# What the task asks
In the lines below, output everything from the first line through the line containing "Serif', 'Times New" exactly as it is. Pictures are not part of the output.

# Dataset content
Begin

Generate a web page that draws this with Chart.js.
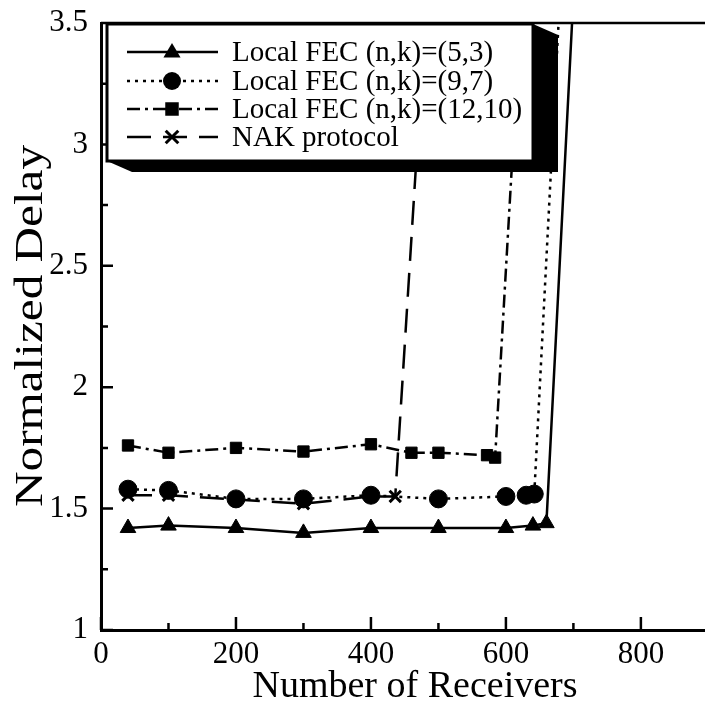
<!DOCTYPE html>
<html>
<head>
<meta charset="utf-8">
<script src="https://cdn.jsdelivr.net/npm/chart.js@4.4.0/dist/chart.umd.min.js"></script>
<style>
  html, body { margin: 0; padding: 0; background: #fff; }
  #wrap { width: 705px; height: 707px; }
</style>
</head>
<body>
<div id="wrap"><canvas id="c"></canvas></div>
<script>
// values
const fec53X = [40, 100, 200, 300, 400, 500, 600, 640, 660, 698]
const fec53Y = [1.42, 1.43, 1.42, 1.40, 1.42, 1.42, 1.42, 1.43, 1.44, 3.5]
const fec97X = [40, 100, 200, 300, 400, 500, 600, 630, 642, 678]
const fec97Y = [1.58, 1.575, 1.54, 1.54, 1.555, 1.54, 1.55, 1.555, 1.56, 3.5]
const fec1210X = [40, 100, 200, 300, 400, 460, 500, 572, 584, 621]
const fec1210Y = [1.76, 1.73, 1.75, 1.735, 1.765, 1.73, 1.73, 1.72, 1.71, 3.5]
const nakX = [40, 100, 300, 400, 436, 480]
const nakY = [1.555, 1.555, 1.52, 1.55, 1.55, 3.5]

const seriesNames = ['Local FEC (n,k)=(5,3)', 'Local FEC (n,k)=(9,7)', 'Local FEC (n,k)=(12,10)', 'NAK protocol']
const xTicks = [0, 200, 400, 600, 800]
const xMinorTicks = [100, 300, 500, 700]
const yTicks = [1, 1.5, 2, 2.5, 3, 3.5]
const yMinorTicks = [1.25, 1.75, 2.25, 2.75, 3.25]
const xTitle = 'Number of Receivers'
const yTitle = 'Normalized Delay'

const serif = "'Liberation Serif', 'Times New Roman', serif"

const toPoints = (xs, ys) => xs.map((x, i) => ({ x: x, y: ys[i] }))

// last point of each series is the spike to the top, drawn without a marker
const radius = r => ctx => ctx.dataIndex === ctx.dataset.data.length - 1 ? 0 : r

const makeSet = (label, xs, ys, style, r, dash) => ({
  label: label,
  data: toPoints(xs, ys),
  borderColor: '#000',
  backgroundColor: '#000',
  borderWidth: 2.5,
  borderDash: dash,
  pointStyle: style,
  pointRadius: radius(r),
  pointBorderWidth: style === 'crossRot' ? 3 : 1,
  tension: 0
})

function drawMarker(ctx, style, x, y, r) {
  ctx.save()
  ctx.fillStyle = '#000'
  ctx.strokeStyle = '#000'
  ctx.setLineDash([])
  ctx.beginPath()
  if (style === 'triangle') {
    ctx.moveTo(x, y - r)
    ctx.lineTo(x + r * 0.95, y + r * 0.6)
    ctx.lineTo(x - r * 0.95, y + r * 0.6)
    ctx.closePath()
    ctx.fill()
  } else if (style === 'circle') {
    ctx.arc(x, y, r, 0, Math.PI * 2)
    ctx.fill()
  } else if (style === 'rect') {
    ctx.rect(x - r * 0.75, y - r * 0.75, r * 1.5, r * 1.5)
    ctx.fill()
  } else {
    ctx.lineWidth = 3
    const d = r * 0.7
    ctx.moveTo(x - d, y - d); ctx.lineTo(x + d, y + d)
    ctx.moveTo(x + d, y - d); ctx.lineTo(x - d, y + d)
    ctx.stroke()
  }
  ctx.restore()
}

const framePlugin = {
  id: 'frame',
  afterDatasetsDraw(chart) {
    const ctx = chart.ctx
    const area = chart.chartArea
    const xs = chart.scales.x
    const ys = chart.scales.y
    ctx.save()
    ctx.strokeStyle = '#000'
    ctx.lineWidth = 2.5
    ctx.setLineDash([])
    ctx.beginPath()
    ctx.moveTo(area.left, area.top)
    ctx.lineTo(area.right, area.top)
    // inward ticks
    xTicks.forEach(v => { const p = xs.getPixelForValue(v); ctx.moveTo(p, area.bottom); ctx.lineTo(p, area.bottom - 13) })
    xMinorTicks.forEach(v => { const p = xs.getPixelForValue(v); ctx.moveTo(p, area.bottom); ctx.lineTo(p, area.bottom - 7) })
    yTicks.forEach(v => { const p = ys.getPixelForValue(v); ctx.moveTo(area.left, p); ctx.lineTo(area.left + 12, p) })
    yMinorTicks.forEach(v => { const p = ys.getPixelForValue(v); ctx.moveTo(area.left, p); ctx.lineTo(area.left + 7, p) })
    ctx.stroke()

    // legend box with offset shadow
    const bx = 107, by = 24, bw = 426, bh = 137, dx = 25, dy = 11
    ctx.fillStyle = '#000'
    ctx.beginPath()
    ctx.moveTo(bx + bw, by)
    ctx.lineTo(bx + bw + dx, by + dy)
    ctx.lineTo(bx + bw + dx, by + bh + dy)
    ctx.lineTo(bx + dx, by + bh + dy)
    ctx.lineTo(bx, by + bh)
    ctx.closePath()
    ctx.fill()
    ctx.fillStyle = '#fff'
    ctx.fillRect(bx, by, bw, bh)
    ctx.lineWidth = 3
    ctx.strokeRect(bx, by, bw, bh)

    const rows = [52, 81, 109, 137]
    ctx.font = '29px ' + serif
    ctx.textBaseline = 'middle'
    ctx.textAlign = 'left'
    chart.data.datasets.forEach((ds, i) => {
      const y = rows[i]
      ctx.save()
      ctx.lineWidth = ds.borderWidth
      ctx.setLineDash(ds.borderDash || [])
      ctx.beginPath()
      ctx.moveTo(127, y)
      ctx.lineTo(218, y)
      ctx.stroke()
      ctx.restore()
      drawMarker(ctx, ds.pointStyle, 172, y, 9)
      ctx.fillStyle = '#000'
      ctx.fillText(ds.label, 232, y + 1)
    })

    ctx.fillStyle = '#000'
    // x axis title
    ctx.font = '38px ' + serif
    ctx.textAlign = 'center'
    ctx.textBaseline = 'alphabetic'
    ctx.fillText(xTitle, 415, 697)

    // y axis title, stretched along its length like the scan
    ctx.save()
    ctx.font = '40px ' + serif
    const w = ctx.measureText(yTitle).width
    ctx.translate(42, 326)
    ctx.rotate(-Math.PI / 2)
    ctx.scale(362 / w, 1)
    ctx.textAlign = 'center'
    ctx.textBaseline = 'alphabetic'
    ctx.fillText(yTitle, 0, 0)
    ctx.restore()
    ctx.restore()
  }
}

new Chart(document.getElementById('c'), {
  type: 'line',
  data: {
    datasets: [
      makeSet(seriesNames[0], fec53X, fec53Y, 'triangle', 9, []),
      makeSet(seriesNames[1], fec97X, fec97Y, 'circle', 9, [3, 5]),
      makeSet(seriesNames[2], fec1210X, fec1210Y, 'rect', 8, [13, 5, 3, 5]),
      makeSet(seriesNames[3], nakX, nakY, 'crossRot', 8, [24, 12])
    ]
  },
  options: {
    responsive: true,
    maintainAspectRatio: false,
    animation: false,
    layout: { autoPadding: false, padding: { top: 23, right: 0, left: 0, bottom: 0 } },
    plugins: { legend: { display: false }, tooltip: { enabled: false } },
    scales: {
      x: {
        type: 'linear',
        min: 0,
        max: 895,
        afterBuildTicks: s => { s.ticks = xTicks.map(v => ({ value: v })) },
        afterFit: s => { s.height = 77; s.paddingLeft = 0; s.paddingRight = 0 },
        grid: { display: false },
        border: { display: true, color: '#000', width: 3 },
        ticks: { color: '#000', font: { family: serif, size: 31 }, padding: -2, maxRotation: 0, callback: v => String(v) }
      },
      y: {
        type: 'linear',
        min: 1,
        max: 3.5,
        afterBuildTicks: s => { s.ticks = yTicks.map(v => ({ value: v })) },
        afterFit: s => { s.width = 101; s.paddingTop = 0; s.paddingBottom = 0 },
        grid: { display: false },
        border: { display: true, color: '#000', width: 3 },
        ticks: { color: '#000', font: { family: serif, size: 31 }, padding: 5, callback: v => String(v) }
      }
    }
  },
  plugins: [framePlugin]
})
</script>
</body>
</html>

End

# Output for this exercise
Generate a web page that draws this with Chart.js.
<!DOCTYPE html>
<html>
<head>
<meta charset="utf-8">
<script src="https://cdn.jsdelivr.net/npm/chart.js@4.4.0/dist/chart.umd.min.js"></script>
<style>
  html, body { margin: 0; padding: 0; background: #fff; }
  #wrap { width: 705px; height: 707px; }
</style>
</head>
<body>
<div id="wrap"><canvas id="c"></canvas></div>
<script>
// values
const fec53X = [40, 100, 200, 300, 400, 500, 600, 640, 660, 698]
const fec53Y = [1.42, 1.43, 1.42, 1.40, 1.42, 1.42, 1.42, 1.43, 1.44, 3.5]
const fec97X = [40, 100, 200, 300, 400, 500, 600, 630, 642, 678]
const fec97Y = [1.58, 1.575, 1.54, 1.54, 1.555, 1.54, 1.55, 1.555, 1.56, 3.5]
const fec1210X = [40, 100, 200, 300, 400, 460, 500, 572, 584, 621]
const fec1210Y = [1.76, 1.73, 1.75, 1.735, 1.765, 1.73, 1.73, 1.72, 1.71, 3.5]
const nakX = [40, 100, 300, 400, 436, 480]
const nakY = [1.555, 1.555, 1.52, 1.55, 1.55, 3.5]

const seriesNames = ['Local FEC (n,k)=(5,3)', 'Local FEC (n,k)=(9,7)', 'Local FEC (n,k)=(12,10)', 'NAK protocol']
const xTicks = [0, 200, 400, 600, 800]
const xMinorTicks = [100, 300, 500, 700]
const yTicks = [1, 1.5, 2, 2.5, 3, 3.5]
const yMinorTicks = [1.25, 1.75, 2.25, 2.75, 3.25]
const xTitle = 'Number of Receivers'
const yTitle = 'Normalized Delay'

const serif = "'Liberation Serif', 'Times New Roman', serif"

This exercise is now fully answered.